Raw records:
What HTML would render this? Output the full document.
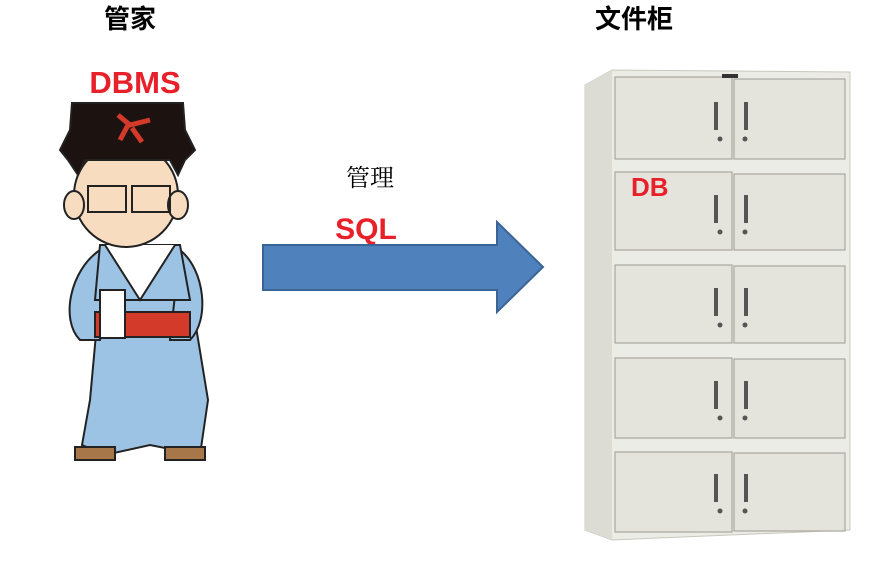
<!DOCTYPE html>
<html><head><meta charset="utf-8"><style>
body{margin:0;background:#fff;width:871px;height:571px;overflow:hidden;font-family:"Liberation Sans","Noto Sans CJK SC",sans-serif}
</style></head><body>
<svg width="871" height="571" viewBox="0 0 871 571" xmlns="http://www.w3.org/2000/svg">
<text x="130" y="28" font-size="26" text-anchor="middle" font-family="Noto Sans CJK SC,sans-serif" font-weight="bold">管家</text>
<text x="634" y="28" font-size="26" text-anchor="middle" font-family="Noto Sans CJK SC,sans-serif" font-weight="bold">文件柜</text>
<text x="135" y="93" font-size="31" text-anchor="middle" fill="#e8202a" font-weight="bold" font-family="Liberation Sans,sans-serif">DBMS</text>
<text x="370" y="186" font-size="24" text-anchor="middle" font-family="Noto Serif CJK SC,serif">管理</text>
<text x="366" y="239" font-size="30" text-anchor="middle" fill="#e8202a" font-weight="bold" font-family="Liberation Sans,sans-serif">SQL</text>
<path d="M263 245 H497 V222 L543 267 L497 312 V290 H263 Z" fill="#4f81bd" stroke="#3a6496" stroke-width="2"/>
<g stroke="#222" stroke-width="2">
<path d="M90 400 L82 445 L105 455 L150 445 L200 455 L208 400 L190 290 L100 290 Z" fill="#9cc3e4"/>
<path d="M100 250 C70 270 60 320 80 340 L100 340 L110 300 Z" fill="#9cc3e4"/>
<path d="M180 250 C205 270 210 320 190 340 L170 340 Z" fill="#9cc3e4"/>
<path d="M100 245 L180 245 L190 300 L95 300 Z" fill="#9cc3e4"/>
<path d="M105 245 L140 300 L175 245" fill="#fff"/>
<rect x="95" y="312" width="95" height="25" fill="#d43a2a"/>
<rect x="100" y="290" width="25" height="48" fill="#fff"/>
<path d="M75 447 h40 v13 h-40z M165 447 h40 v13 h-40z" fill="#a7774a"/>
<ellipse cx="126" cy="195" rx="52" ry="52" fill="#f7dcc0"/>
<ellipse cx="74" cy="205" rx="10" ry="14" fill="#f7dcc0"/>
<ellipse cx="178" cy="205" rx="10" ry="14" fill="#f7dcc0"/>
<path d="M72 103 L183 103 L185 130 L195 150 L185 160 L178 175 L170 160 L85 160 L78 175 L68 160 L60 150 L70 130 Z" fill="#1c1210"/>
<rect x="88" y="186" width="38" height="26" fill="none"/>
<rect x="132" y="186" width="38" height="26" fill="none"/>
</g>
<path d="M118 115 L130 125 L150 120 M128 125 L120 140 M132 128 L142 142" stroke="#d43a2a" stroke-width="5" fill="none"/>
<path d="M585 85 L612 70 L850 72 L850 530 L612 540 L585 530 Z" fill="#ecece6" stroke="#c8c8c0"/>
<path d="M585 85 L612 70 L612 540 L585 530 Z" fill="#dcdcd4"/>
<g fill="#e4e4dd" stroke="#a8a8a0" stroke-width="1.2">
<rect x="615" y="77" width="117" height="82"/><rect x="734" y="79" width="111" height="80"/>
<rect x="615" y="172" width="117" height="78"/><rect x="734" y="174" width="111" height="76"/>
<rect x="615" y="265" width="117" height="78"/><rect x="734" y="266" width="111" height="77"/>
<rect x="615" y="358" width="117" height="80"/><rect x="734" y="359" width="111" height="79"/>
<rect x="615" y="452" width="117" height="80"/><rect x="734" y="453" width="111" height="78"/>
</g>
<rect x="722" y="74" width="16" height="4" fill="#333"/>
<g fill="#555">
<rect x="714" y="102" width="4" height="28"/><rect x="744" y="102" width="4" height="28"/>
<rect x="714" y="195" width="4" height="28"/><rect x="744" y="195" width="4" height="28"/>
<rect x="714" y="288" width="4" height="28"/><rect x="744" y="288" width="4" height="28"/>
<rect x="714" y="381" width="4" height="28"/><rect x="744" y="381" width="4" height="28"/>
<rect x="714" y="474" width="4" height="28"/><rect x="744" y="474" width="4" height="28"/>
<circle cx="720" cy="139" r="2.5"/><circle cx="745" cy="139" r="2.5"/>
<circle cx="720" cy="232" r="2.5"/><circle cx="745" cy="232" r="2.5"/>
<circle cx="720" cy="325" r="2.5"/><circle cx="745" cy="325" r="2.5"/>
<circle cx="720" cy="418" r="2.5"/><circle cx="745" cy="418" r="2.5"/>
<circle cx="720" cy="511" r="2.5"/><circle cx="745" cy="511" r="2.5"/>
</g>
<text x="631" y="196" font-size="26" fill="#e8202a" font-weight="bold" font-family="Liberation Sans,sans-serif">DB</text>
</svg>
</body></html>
* * *
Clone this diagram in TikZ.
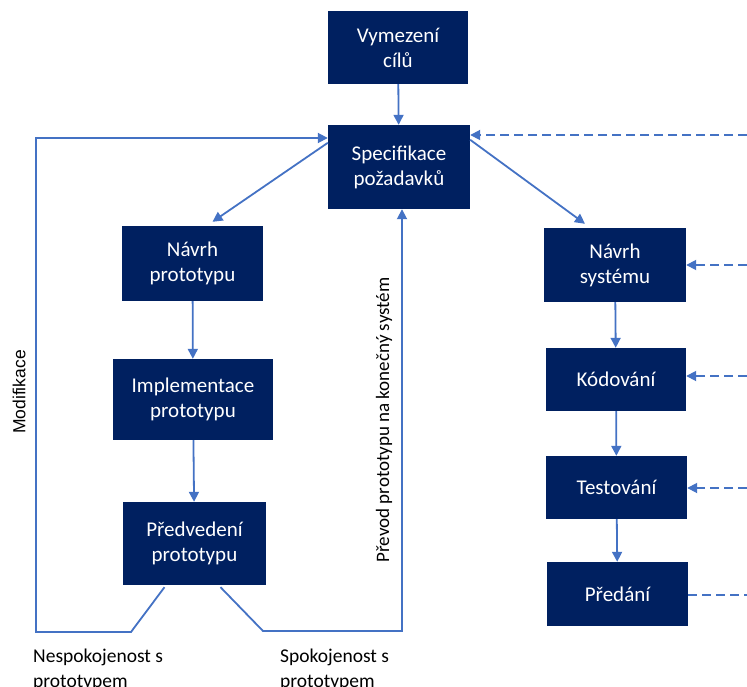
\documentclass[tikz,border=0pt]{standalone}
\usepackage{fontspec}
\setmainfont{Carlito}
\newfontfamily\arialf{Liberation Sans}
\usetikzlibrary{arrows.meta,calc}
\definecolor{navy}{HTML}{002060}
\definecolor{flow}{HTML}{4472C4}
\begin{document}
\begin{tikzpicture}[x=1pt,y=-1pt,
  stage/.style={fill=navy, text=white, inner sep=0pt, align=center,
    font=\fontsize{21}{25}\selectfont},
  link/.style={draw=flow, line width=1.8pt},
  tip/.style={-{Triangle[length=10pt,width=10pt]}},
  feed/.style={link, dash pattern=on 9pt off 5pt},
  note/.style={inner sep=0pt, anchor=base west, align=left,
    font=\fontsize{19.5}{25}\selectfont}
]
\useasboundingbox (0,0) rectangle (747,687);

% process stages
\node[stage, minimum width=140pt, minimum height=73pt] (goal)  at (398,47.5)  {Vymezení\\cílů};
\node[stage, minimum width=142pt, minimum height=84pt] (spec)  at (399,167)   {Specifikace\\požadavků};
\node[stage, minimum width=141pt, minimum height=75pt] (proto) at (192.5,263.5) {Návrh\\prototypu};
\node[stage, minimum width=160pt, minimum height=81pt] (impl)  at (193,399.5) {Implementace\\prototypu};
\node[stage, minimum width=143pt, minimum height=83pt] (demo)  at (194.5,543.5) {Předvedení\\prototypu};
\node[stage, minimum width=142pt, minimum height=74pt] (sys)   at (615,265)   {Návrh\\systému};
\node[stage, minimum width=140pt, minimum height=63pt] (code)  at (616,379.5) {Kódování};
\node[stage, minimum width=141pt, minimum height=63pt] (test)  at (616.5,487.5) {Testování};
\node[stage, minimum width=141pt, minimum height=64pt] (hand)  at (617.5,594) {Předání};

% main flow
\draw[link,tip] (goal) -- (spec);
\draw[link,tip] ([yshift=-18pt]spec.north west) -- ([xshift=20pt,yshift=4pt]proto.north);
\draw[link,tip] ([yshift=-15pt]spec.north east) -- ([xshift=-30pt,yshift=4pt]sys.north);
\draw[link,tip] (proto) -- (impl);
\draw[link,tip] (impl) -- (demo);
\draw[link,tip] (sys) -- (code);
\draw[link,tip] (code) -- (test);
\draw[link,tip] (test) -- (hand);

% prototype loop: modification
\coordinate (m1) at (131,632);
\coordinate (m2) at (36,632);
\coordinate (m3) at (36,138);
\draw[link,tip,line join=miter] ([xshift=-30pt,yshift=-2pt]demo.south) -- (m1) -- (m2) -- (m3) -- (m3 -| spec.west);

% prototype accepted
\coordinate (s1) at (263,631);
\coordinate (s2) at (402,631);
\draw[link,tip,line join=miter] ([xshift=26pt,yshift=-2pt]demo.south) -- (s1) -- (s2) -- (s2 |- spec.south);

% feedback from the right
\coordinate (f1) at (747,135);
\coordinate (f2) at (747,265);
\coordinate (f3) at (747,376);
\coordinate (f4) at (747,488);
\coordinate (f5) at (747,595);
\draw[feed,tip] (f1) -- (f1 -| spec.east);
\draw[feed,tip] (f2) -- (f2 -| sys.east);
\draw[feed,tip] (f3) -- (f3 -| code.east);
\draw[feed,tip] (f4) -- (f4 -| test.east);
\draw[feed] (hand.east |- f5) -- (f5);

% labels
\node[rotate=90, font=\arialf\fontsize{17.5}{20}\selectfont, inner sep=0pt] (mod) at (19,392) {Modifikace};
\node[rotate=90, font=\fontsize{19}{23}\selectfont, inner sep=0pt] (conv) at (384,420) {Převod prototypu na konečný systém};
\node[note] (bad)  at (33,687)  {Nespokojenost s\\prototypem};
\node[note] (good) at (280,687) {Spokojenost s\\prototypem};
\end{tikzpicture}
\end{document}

* [Do this]
From the listing above, repeat only the lines between the line containing "Clone this diagram in TikZ." and the line containing "(0,0) rectangle (747,687);", those two included. Pictures are not part of the copy.

* [Response below]
Clone this diagram in TikZ.
\documentclass[tikz,border=0pt]{standalone}
\usepackage{fontspec}
\setmainfont{Carlito}
\newfontfamily\arialf{Liberation Sans}
\usetikzlibrary{arrows.meta,calc}
\definecolor{navy}{HTML}{002060}
\definecolor{flow}{HTML}{4472C4}
\begin{document}
\begin{tikzpicture}[x=1pt,y=-1pt,
  stage/.style={fill=navy, text=white, inner sep=0pt, align=center,
    font=\fontsize{21}{25}\selectfont},
  link/.style={draw=flow, line width=1.8pt},
  tip/.style={-{Triangle[length=10pt,width=10pt]}},
  feed/.style={link, dash pattern=on 9pt off 5pt},
  note/.style={inner sep=0pt, anchor=base west, align=left,
    font=\fontsize{19.5}{25}\selectfont}
]
\useasboundingbox (0,0) rectangle (747,687);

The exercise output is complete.